How does one write a good sex scene?

One of those things to me about the sex scenes is that if you're doing it right, they tell about character. You can tell something about somebody in an intimate scene like that, which doesn't come out any other way. I pride myself on trying to make each person have their own style in the bedroom, their own attitudes and interactions because it's one of the most personal things we do. And because, especially in this country, we don't talk about it. I don't think we understand that it is personal. It's special, and it should be special.

I am still getting women — all age groups — saying that before they read my books, they didn't know sex could be fun for women. There's something wrong that women still think that they're not allowed to have fun in the bedroom. It should be a pleasure. It's a gift. This is a soapbox for me, so I'll stop.

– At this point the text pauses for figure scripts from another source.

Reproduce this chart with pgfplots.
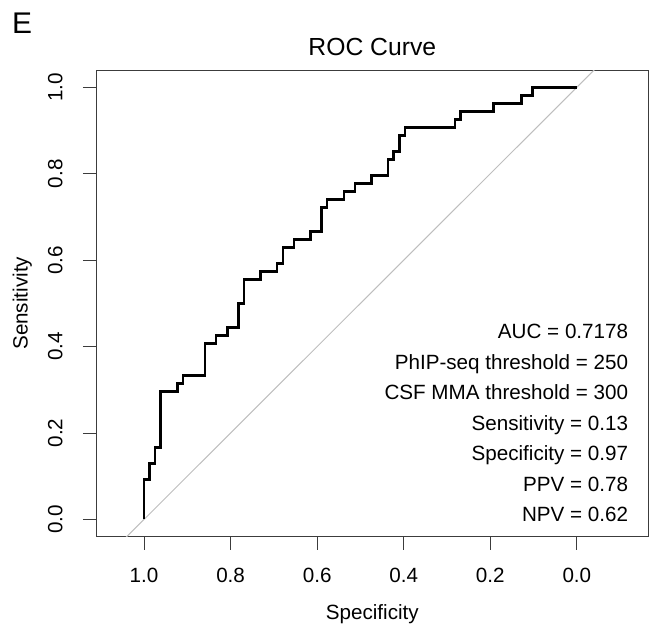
\documentclass[border=0pt]{standalone}
\usepackage{fontspec}
\setmainfont{Liberation Sans}
\usepackage{pgfplots}
\pgfplotsset{compat=1.18}

\definecolor{diag}{RGB}{190,190,190}
\definecolor{frame}{RGB}{60,60,60}

\begin{document}
\begin{tikzpicture}
\path[use as bounding box] (0,0) rectangle (654bp,-635bp);
\begin{axis}[
    at={(96bp,-536.7bp)}, anchor=south west,
    width=552.7bp, height=466.7bp, scale only axis,
    xmin=-0.166, xmax=1.111, ymin=-0.04, ymax=1.04,
    x dir=reverse,
    xtick={0,0.2,0.4,0.6,0.8,1}, ytick={0,0.2,0.4,0.6,0.8,1},
    xtick pos=bottom, ytick pos=left,
    tick align=outside, major tick length=13bp,
    axis line style={frame, line width=0.9bp},
    tick style={frame, line width=0.9bp},
    /pgf/number format/assume math mode=true,
    /pgf/number format/.cd, fixed, fixed zerofill, precision=1, /pgfplots/.cd,
    tick label style={font=\fontsize{20.7}{24}\selectfont},
    xticklabel style={anchor=base, yshift=-33bp},
    yticklabel style={xshift=-20.7bp, rotate=90, anchor=base},
    clip=true,
]
% chance line
\addplot[diag, line width=1bp] coordinates {(1.3,-0.3) (-0.3,1.3)};
% ROC curve (specificity, sensitivity)
\addplot[black, line width=2.5bp] coordinates {
(1.0000,0.0000) (1.0000,0.0926) (0.9872,0.0926) (0.9872,0.1296)
(0.9744,0.1296) (0.9744,0.1667) (0.9615,0.1667) (0.9615,0.2963)
(0.9231,0.2963) (0.9231,0.3148) (0.9103,0.3148) (0.9103,0.3333)
(0.8590,0.3333) (0.8590,0.4074) (0.8333,0.4074) (0.8333,0.4259)
(0.8077,0.4259) (0.8077,0.4444) (0.7821,0.4444) (0.7821,0.5000)
(0.7692,0.5000) (0.7692,0.5556) (0.7308,0.5556) (0.7308,0.5741)
(0.6923,0.5741) (0.6923,0.5926) (0.6795,0.5926) (0.6795,0.6296)
(0.6538,0.6296) (0.6538,0.6481) (0.6154,0.6481) (0.6154,0.6667)
(0.5897,0.6667) (0.5897,0.7222) (0.5769,0.7222) (0.5769,0.7407)
(0.5385,0.7407) (0.5385,0.7593) (0.5128,0.7593) (0.5128,0.7778)
(0.4744,0.7778) (0.4744,0.7963) (0.4359,0.7963) (0.4359,0.8333)
(0.4231,0.8333) (0.4231,0.8519) (0.4103,0.8519) (0.4103,0.8889)
(0.3974,0.8889) (0.3974,0.9074) (0.2821,0.9074) (0.2821,0.9259)
(0.2692,0.9259) (0.2692,0.9444) (0.1923,0.9444) (0.1923,0.9630)
(0.1282,0.9630) (0.1282,0.9815) (0.1026,0.9815) (0.1026,1.0000)
(0.0000,1.0000)
};
\end{axis}
% panel letter and title
\node[anchor=base west, font=\fontsize{30}{34}\selectfont, inner sep=0pt] at (12bp,-33.5bp) {E};
\node[anchor=base, font=\fontsize{24.8}{28}\selectfont, inner sep=0pt] at (372.3bp,-55bp) {ROC Curve};
% axis labels
\node[anchor=base, font=\fontsize{20.7}{24}\selectfont, inner sep=0pt] at (372.3bp,-619.3bp) {Specificity};
\node[anchor=base, rotate=90, font=\fontsize{20.7}{24}\selectfont, inner sep=0pt] at (27.6bp,-303.3bp) {Sensitivity};
% annotations
\begin{scope}[every node/.style={anchor=base east, font=\fontsize{20.7}{24}\selectfont, inner sep=0pt}]
\node at (628.3bp,-338.5bp) {AUC = 0.7178};
\node at (628.3bp,-369bp) {PhIP-seq threshold = 250};
\node at (628.3bp,-399.5bp) {CSF MMA threshold = 300};
\node at (628.3bp,-430bp) {Sensitivity = 0.13};
\node at (628.3bp,-460.5bp) {Specificity = 0.97};
\node at (628.3bp,-491bp) {PPV = 0.78};
\node at (628.3bp,-521.5bp) {NPV = 0.62};
\end{scope}
\end{tikzpicture}
\end{document}
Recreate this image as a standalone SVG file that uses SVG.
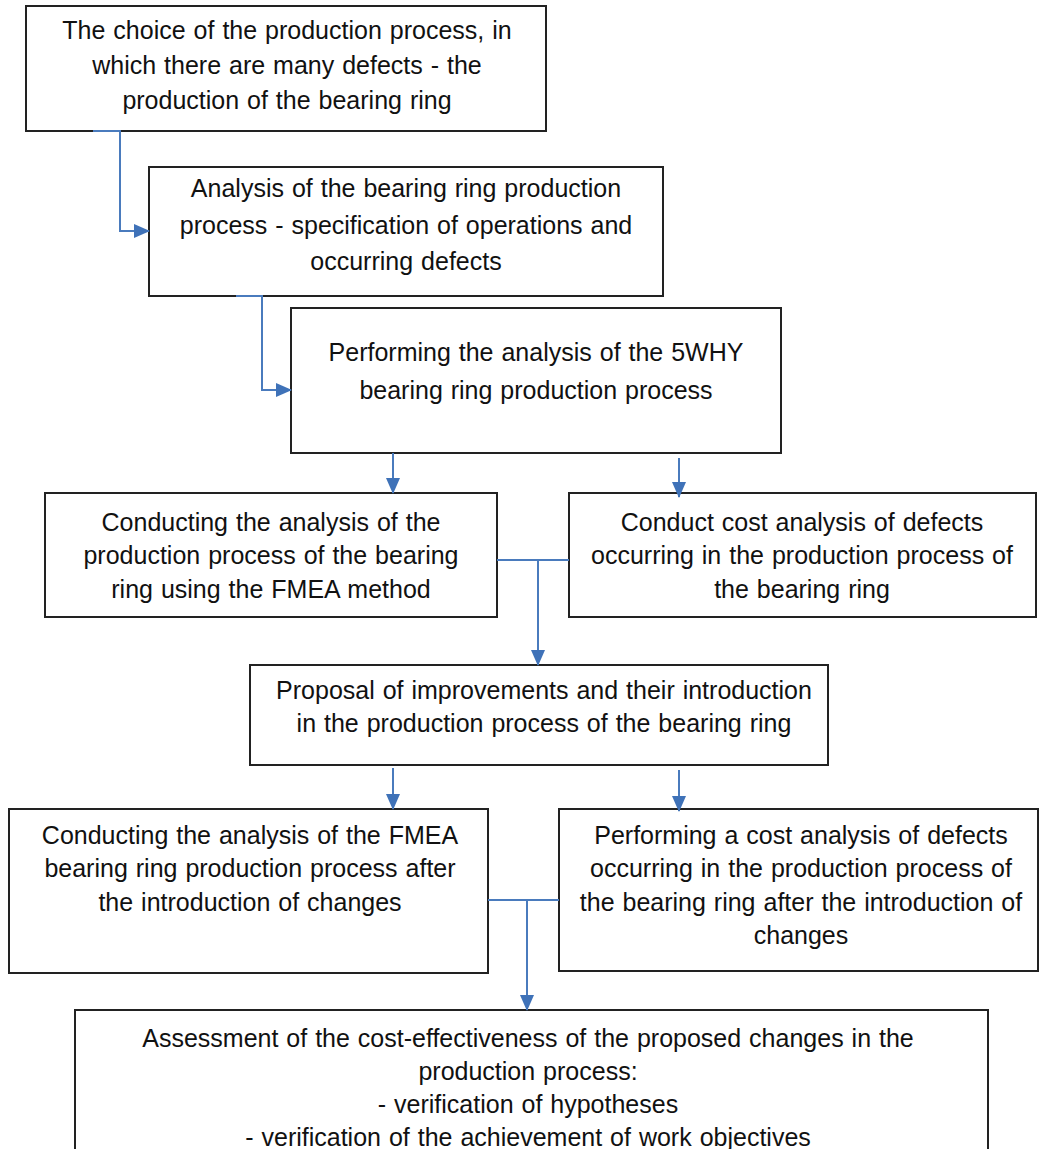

Were those responses how you got over your discomfort?

Yeah, it did encourage me to go: This is supposed to be mutually pleasurable. We're supposed to enjoy ourselves, everyone participating in a consensual relationship is supposed to enjoy themselves. That's the point. I was one of the first people that talked about birth control because once I realized that people were using it in a more serious manner than I had anticipated, I made sure that I talked about safety. I made sure I talked about certain things that other people didn't want at the time. I ended up accidentally stumbling into a niche.

I will add this: I have actually seen some writers online where editors at some smaller houses ask them for sex scenes when there's no need for it. Don't do that. Trust your novel, trust your book. If it needs it to succeed, do it, and do a good job. But if it doesn't need to be there, don't put it in there.

You were the first or one of the first to write genre-blending books and books with lots of sex, polyamorous relationships. How does it feel to have opened the door for other writers?

Well, you're welcome. First of all, when I was first trying to sell the series, even though it took a while for some of the content to get to where it is, nobody knew what to do with it. The first book was rejected over 200 times. But because I was popular, it opened the door for everybody that's come after. I love the fact that poly and alternate lifestyles are being better represented, because that is important. Representation matters.

I'm very happy that so many people came in behind me and expanded it. The only thing is the earlier caveat. I think some writers are feeling forced to put things in their books that they're not comfortable writing. I don't agree with that. But other than that, it's great.

You've had a great amount of success, but you've probably taken a lot of flak. Are you able to brush it off?

When it initially started happening, it hurt more. But over the years, you get a thicker skin, or you just can't stay in the business. Because the early books had no sex in them, when the sex started coming up, especially polyamory started coming up, I would have people come to signings, and they would smile and nod and talk about the books and hand their book over to be signed. Then they would call me a whore to my face for writing it, say Anita was a whore. The first time it happened, it was like, "Wow, OK." But I got used to it. Which is a sad thing to say, isn't it? I say, "'Whore' implies that you take money for sex. And since Anita doesn't, and I don't, then that's not the correct definition." They would always agree with me.

The fact that I have a pat answer for that insult is sad. But they would always get their books signed first, no matter what they say to me, no matter how insulting they are. There have been other things, but that one has happened the most often. But you know what? Owning your sexuality as a woman doesn't make you a bad person. It means you have ownership of yourself. That is never a bad thing. Anybody that thinks otherwise — that's their issue, not mine.